Cuando la guerra terminó, los jefes rebeldes desviaron para sus familiares las ayudas al desarme enviados por otros países, y los niños como Ambrose se vieron obligados a vivir en las calles.
«Estaba estigmatizado. La gente me miraba y decía: ‘ese era un rebelde, cometió tal crimen’. Me aislé, no sabía qué intención tenían porque yo hice cosas malas y podían buscar venganza», revela.
Con la ayuda del misionero javeriano español Chema Caballero, cuenta Ambrose, la comunidad empezó a aceptarlos, pero con el tiempo las viejas heridas volvieron a abrirse: «La gente empezó a volver a decirme las cosas que Chema había parado, y decidí irme a Freetown».
En la capital, nada mejoró: «Tenía unas tías aquí, pero me ignoraron, me dijeron que tenían miedo de mí porque había sido un rebelde, así que me quedé en la calle. Sobrevivía robando para comer cada día. Como no tenía cómo pagar la escuela, no veía la educación como algo importante y me dedicaba a tomar drogas con mis amigos».
Con ayuda de la Fundación Atabal de España y el centro salesiano Don Bosco, dirigido por el misionero argentino Jorge Crisafulli, Ambrose abandonó las malas compañías. Dejó de ser «Rambo», mote que le acompañó en su batallón, y empezó a trabajar en un taller.

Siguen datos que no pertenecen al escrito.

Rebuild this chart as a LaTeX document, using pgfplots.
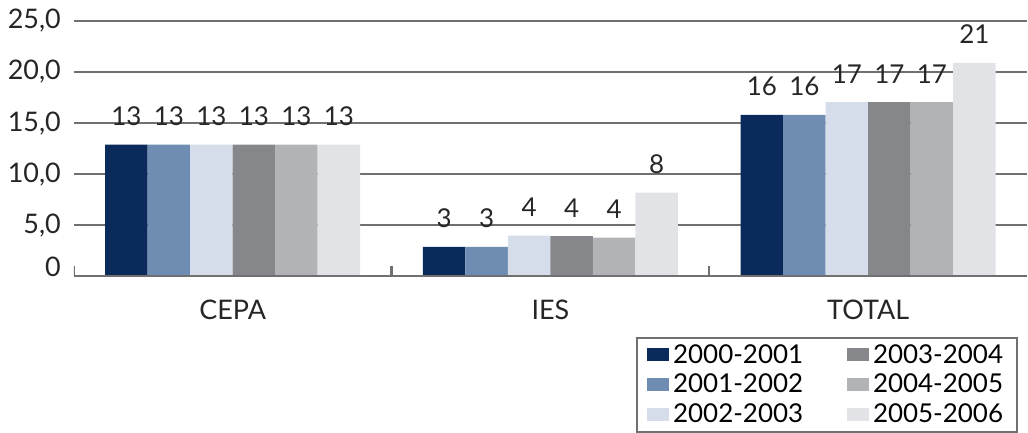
\documentclass[border=0pt]{standalone}
\usepackage{fontspec}
\setmainfont{Lato}
\usepackage{pgfplots}
\pgfplotsset{compat=1.18}

\definecolor{cA}{HTML}{0B2A5C}
\definecolor{cB}{HTML}{6F8DB3}
\definecolor{cC}{HTML}{D5DDEA}
\definecolor{cD}{HTML}{85878A}
\definecolor{cE}{HTML}{B1B3B6}
\definecolor{cF}{HTML}{E2E3E6}
\definecolor{gridc}{HTML}{707070}

\begin{document}
\begin{tikzpicture}
\begin{axis}[
  scale only axis,
  width=477.5pt, height=128pt,
  ybar=0pt, bar width=0.1338,
  xmin=-0.5, xmax=2.5, ymin=0, ymax=25,
  xtick={0,1,2}, xticklabels={CEPA,IES,TOTAL},
  ytick={0,5,10,15,20,25},
  yticklabels={\raisebox{10pt}{0},{5,0},{10,0},{15,0},{20,0},{25,0}},
  major tick length=0pt,
  axis line style={draw=none},
  ymajorgrids, grid style={gridc, line width=1pt},
  tick label style={font=\fontsize{13.5}{15}\selectfont, text=black!85},
  xticklabel style={yshift=-8pt},
  yticklabel style={xshift=-3pt},
  /pgf/number format/assume math mode=true,
  nodes near coords={\pgfmathprintnumber[fixed,precision=0]{\pgfplotspointmeta}},
  every node near coord/.append style={font=\fontsize{13}{15}\selectfont, text=black!85, yshift=6pt},
  legend columns=3, transpose legend,
  legend style={at={(axis description cs:0.9906,-0.238)}, anchor=north east,
    draw=gridc, line width=1pt, font=\fontsize{13}{15}\selectfont,
    inner xsep=5pt, inner ysep=1pt, row sep=0pt,
    /tikz/every even column/.append style={column sep=20pt}},
  legend image code/.code={\fill[#1] (0pt,-3pt) rectangle (11pt,3.5pt);},
  legend cell align=left,
]
\addplot[draw=none, fill=cA] coordinates {(0,12.9) (1,2.9) (2,15.8)};
\addlegendentry{2000-2001}
\addplot[draw=none, fill=cB] coordinates {(0,12.9) (1,2.9) (2,15.8)};
\addlegendentry{2001-2002}
\addplot[draw=none, fill=cC] coordinates {(0,12.9) (1,4.0) (2,17.05)};
\addlegendentry{2002-2003}
\addplot[draw=none, fill=cD] coordinates {(0,12.9) (1,3.95) (2,17.05)};
\addlegendentry{2003-2004}
\addplot[draw=none, fill=cE] coordinates {(0,12.9) (1,3.8) (2,17.05)};
\addlegendentry{2004-2005}
\addplot[draw=none, fill=cF] coordinates {(0,12.9) (1,8.2) (2,20.9)};
\addlegendentry{2005-2006}
\draw[gridc, line width=1.5pt] (axis cs:-0.5,0) -- (axis cs:2.5,0);
\draw[gridc, line width=1.2pt] (axis cs:-0.5,0) -- ++(0pt,5pt);
\draw[gridc, line width=1.2pt] (axis cs:0.5,0) -- ++(0pt,5pt);
\draw[gridc, line width=1.2pt] (axis cs:1.5,0) -- ++(0pt,5pt);
\end{axis}
\path[use as bounding box] (-37pt,-77.5pt) rectangle (477.5pt,138.5pt);
\end{tikzpicture}
\end{document}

«Lo acepté todo. Acepté que era un ladrón, un rebelde. Acepté que todo eso había ocurrido y me arrepentí de todo, por lo que ahora no me importa lo que diga la gente. Sé lo que quiero ser».
No todos los niños soldado corrieron esa suerte: «Siento pena por los compañeros que no recibieron educación, no saben ni escribir. Quizá algunos estén en la cárcel o muertos».
Ambrose afirma que los programas de reinserción para niños soldados fueron muy cortos, porque «si alguien ha estado tomando drogas cinco años, no puedes pretender cambiar eso en seis semanas».
En su opinión, la clave para recuperar a antiguos niños soldado es la educación, todo «un arma para liberar al hombre de la oscuridad».
«Si no tienes educación -argumenta-, aunque venga alguien y te diga que dejes de tomar drogas o alcohol, no puedes. ¡Ahora hay algunos antiguos rebeldes que hasta son profesores en sus pueblos!».
Aunque hoy día puede volver a Madina y cada vez menos gente le llama «Rambo», Ambrose matiza que el perdón no ha venido acompañado del olvido, por lo que todavía esconde que militó en el RUF.
La excepción es cuando tiene que dar consejo para ayudar a niños que, como él en su momento, malviven en la calle.
De hecho, ante la pregunta de cómo ve su futuro, Ambrose no duda ni un segundo: «Mi gran deseo es convertirme en un filántropo y mejorar la vida de los sierraleoneses que van por mal camino».